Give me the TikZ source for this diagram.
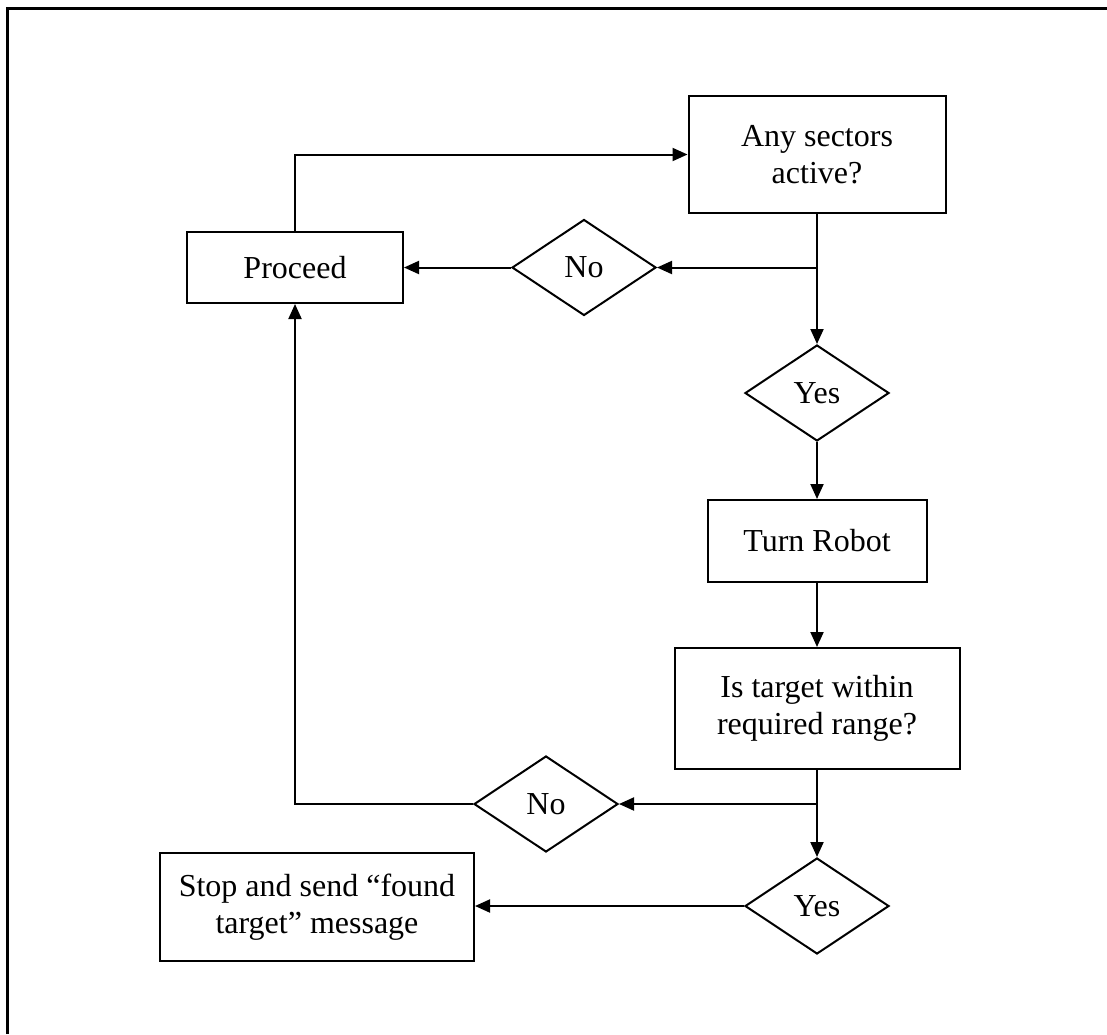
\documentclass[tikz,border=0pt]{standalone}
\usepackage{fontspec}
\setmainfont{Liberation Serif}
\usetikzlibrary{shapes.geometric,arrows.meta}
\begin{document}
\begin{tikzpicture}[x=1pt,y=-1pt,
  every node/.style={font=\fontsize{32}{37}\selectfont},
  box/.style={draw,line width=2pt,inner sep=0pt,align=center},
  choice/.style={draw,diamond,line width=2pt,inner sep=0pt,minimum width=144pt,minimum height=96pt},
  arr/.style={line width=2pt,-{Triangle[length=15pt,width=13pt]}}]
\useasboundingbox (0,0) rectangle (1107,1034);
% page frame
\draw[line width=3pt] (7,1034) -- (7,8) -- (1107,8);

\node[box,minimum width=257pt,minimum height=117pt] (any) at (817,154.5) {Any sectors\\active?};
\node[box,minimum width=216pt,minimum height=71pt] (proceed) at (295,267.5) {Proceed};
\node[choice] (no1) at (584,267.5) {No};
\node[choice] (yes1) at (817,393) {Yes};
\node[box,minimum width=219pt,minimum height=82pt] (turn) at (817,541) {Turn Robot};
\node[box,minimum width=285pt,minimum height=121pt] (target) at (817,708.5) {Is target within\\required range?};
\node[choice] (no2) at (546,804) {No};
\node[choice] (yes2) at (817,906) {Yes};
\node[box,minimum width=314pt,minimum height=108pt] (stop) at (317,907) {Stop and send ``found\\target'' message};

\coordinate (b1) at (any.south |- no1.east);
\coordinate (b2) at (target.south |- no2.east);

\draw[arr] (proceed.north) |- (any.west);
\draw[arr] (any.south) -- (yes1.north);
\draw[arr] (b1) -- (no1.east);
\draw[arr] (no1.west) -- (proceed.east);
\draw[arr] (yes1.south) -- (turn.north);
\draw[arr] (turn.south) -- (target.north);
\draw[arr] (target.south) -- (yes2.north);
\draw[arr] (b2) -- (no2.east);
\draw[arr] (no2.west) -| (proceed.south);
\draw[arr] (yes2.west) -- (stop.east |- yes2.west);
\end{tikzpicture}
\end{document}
= = = = =
## Challenge:
Repeat the lines of the listing above verbatim, beginning at its first line and ending at the line containing "(7,8) -- (1107,8);", which is included. Omit pictures.

## Worked solution:
Give me the TikZ source for this diagram.
\documentclass[tikz,border=0pt]{standalone}
\usepackage{fontspec}
\setmainfont{Liberation Serif}
\usetikzlibrary{shapes.geometric,arrows.meta}
\begin{document}
\begin{tikzpicture}[x=1pt,y=-1pt,
  every node/.style={font=\fontsize{32}{37}\selectfont},
  box/.style={draw,line width=2pt,inner sep=0pt,align=center},
  choice/.style={draw,diamond,line width=2pt,inner sep=0pt,minimum width=144pt,minimum height=96pt},
  arr/.style={line width=2pt,-{Triangle[length=15pt,width=13pt]}}]
\useasboundingbox (0,0) rectangle (1107,1034);
% page frame
\draw[line width=3pt] (7,1034) -- (7,8) -- (1107,8);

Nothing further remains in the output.